Many syntypes were cited in the original description of S. drymophilum, the most logical one of these to use as the lectotype is that most widely distributed (Sintenis 2374); no specimens of this taxon used by Schulz were located in B despite intensive searches, we have presumed them destroyed. Lectotypification of S. drymophilum is being undertaken as part of a wider typification study of Caribbean endemic Solanum (Knapp, in press).

References: 

Knapp, S. Synopsis and lectotypification of Solanum (Solanaceae) species endemic in the West Indies.
Anales del Jardín Botánico de Madrid, in review.

Whalen, M.D. 1984. Conspectus of species groups in Solanum subgenus Leptostemonum.
Gentes Herbarum 12 (4): 179-282.

U.S. Fish and Wildlife Service 1987. Proposed Listings: Erubia (Solanum drymophilum).
Endangered Species Technical Bulletin 12 (11-12): 6.
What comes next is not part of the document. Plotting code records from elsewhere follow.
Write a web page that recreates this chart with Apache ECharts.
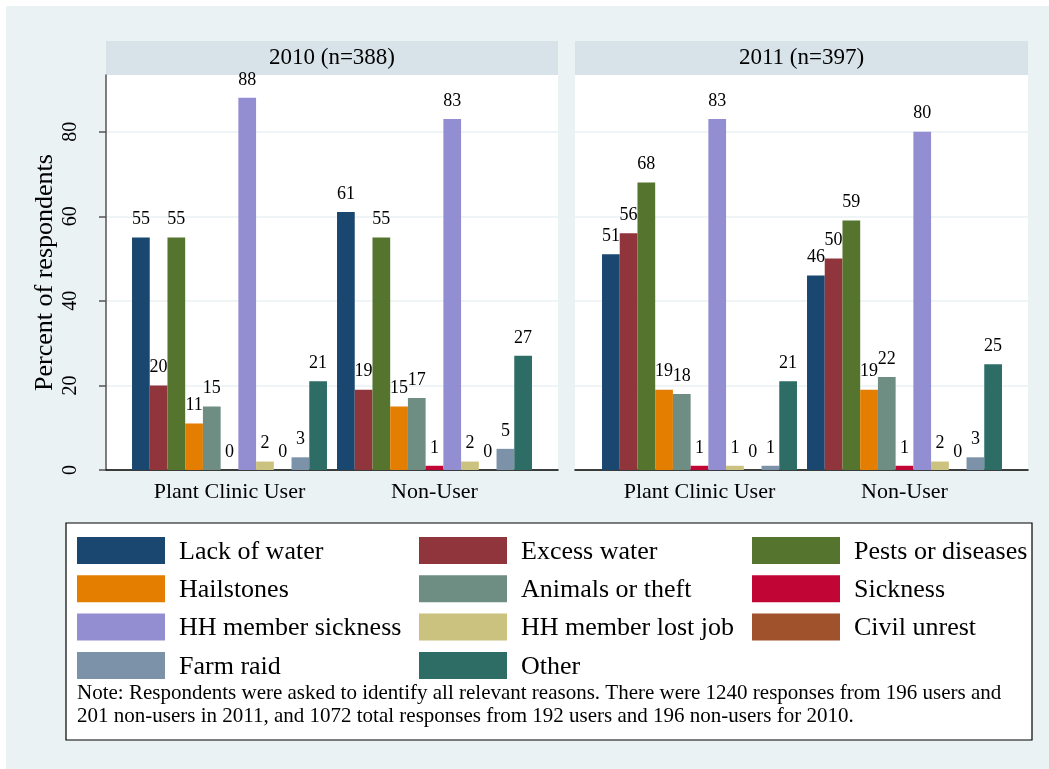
<!DOCTYPE html>
<html>
<head>
<meta charset="utf-8">
<script src="https://cdn.jsdelivr.net/npm/echarts@6/dist/echarts.min.js"></script>
<style>
html,body{margin:0;padding:0;background:#fff;}
#chart{width:1049px;height:769px;}
</style>
</head>
<body>
<div id="chart"></div>
<script>
// ---- Data ----
const categories = ['Plant Clinic User', 'Non-User'];
const panelTitles = ['2010 (n=388)', '2011 (n=397)'];
const reasons = ['Lack of water', 'Excess water', 'Pests or diseases', 'Hailstones', 'Animals or theft',
  'Sickness', 'HH member sickness', 'HH member lost job', 'Civil unrest', 'Farm raid', 'Other'];
// values per reason (same order as reasons)
const y2010User = [55, 20, 55, 11, 15, 0, 88, 2, 0, 3, 21];
const y2010NonUser = [61, 19, 55, 15, 17, 1, 83, 2, 0, 5, 27];
const y2011User = [51, 56, 68, 19, 18, 1, 83, 1, 0, 1, 21];
const y2011NonUser = [46, 50, 59, 19, 22, 1, 80, 2, 0, 3, 25];
const yTicks = [0, 20, 40, 60, 80];
const yMax = 93.4;
const yTitle = 'Percent of respondents';
const noteText = 'Note: Respondents were asked to identify all relevant reasons. There were 1240 responses from 196 users and\n201 non-users in 2011, and 1072 total responses from 192 users and 196 non-users for 2010.';

// ---- Styles ----
const colors = ['#1a476f', '#90353b', '#55752f', '#e37e00', '#6e8e84', '#c10534',
  '#938dd2', '#cac27e', '#a0522d', '#7b92a8', '#2d6d66'];
const serif = "'Liberation Serif', 'Times New Roman', serif";
const legendCols = [
  [0, 3, 6, 9],
  [1, 4, 7, 10],
  [2, 5, 8]
];
const legendLefts = [77, 419, 752];

const panels = [
  { left: 106, right: 558, barLeft: 127, barRight: 537, data: [y2010User, y2010NonUser] },
  { left: 575, right: 1028, barLeft: 597, barRight: 1007, data: [y2011User, y2011NonUser] }
];
const plotTop = 75, plotBottom = 470;
const W = 1049, H = 769;

const grid = [];
const xAxis = [];
const yAxis = [];
panels.forEach((p, i) => {
  grid.push({ left: p.left, width: p.right - p.left, top: plotTop, height: plotBottom - plotTop,
    show: true, backgroundColor: '#ffffff', borderWidth: 0 });
  xAxis.push({ gridIndex: i, type: 'value', min: 0, max: 1,
    axisLine: { show: true, lineStyle: { color: '#000', width: 1.5 } },
    axisTick: { show: false }, axisLabel: { show: false }, splitLine: { show: false } });
  yAxis.push({ gridIndex: i, type: 'value', min: 0, max: yMax,
    axisLine: { show: i === 0, onZero: false, lineStyle: { color: '#555', width: 1.5 } },
    axisTick: { show: i === 0, length: 7, customValues: yTicks, lineStyle: { color: '#555', width: 1.5 } },
    axisLabel: { show: i === 0, customValues: yTicks, rotate: 90, margin: 25, fontSize: 20,
      fontFamily: serif, color: '#000' },
    splitLine: { show: true, lineStyle: { color: '#eaf2f3', width: 1.5 } },
    name: i === 0 ? yTitle : '', nameLocation: 'middle', nameGap: 48,
    nameTextStyle: { fontSize: 26, fontFamily: serif, color: '#000' } });
});
panels.forEach((p, i) => {
  grid.push({ left: p.barLeft, width: p.barRight - p.barLeft, top: plotTop, height: plotBottom - plotTop });
  xAxis.push({ gridIndex: 2 + i, type: 'category', data: categories,
    axisLine: { show: false }, axisTick: { show: false },
    axisLabel: { fontSize: 22, fontFamily: serif, color: '#000', margin: 11 } });
  yAxis.push({ gridIndex: 2 + i, type: 'value', min: 0, max: yMax, show: false });
});

const series = [];
panels.forEach((p, i) => {
  reasons.forEach((r, k) => {
    series.push({
      type: 'bar', name: r, xAxisIndex: 2 + i, yAxisIndex: 2 + i,
      data: [p.data[0][k], p.data[1][k]],
      barGap: '0%', barCategoryGap: '4.9%',
      itemStyle: { color: colors[k] },
      label: { show: true, position: 'top', distance: 9, fontSize: 18, fontFamily: serif, color: '#000' },
      emphasis: { disabled: true }
    });
  });
});

const legend = legendCols.map((col, c) => ({
  orient: 'vertical', left: legendLefts[c], top: 537, padding: 0,
  itemWidth: 88, itemHeight: 27, itemGap: 10.3, icon: 'rect',
  selectedMode: false,
  data: col.map(k => reasons[k]),
  formatter: name => '{t|' + name + '}',
  textStyle: {
    fontSize: 26, fontFamily: serif, color: '#000',
    rich: { t: { fontSize: 26, fontFamily: serif, color: '#000', padding: [3, 0, 0, 9] } }
  }
}));

const graphic = [
  { type: 'rect', shape: { x: 0, y: 0, width: W, height: 6 }, style: { fill: '#fff' }, silent: true },
  { type: 'rect', shape: { x: 0, y: 0, width: 6, height: H }, style: { fill: '#fff' }, silent: true },
  { type: 'rect', shape: { x: 66, y: 523, width: 966, height: 217 },
    style: { fill: '#fff', stroke: '#000', lineWidth: 1.2 }, silent: true },
  { type: 'text', x: 77, y: 682, style: { text: noteText, font: '21px ' + serif, fill: '#000', lineHeight: 23 }, silent: true }
];
panels.forEach((p, i) => {
  graphic.push({ type: 'rect', shape: { x: p.left, y: 41, width: p.right - p.left, height: plotTop - 41 },
    style: { fill: '#d7e3e9' }, silent: true });
  graphic.push({ type: 'text', x: (p.left + p.right) / 2, y: 58,
    style: { text: panelTitles[i], font: '23px ' + serif, fill: '#000', align: 'center', verticalAlign: 'middle' }, silent: true });
});

const chart = echarts.init(document.getElementById('chart'), null, { renderer: 'canvas' });
chart.setOption({
  backgroundColor: '#eaf2f3',
  textStyle: { fontFamily: serif },
  animation: false,
  grid, xAxis, yAxis, series, legend, graphic
});
</script>
</body>
</html>
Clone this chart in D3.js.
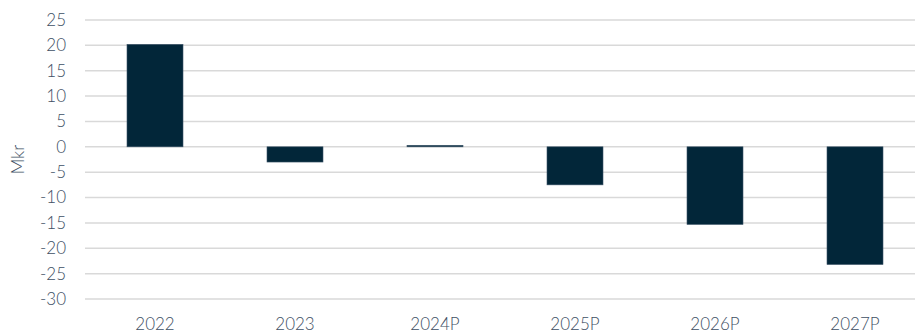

U.S. Fish and Wildlife Service 1988. Determination of endangered status for Solanum drymophilum.
Federal Register 53 (166): 32827-32830.

U.S. Fish and Wildlife Service 1992. Recovery plan for Solanum drymophilum.
Prepared by Susan Silander for U.S. Fish and Wildlife Service, Atlanta, Georgia. 17 pp.

Liogier, H.A. 1995. Descriptive flora of Puerto Rico and adjacent islands. Volume IV. Melastomataceae to Lentibulariaceae.
Editorial de la Universidad de Puerto Rico, San Juan, Puerto Rico.

World Conservation Monitoring Centre 1998. Solanum drymophilum.
In: IUCN 2008. 2008 IUCN Red List of Threatened Species. www.iucnredlist.org. Downloaded on 14 December 2008.

Nee, M. 1999. Synopsis of Solanum in the New World.
Pp. 285–333 in M. Nee, D. E. Symon, R. N. Lester & J. P. Jessop (eds.), Solanaceae IV: Advances in Biology and Utilization. Royal Botanic Gardens, Kew.

Miner Solá, E. 1999. Arboles y plantas en peligro de extinción en Puerto Rico.
Puerto Rico Ecológico Vol. 3. First Book Publishing of Puerto Rico, San Juan, PR. 91 p.

Levin, R.A., N.R. Myers, & L. Bohs 2006. Phylogenetic relationships among the "spiny" solanums (Solanum subgenus Leptostemonum).
Amer. J. Bot. 93: 157-169.

Weese, T.L. & L. Bohs 2007. A Three-Gene Phylogeny of the Genus Solanum (Solanaceae)
Syst. Bot. 32(2): 445-463.

Knapp, S. 2008. Typification of Solanum (Solanaceae) species described by Sessé and Mociño.
Anales del Jardín Botánico de Madrid 65: 7-23.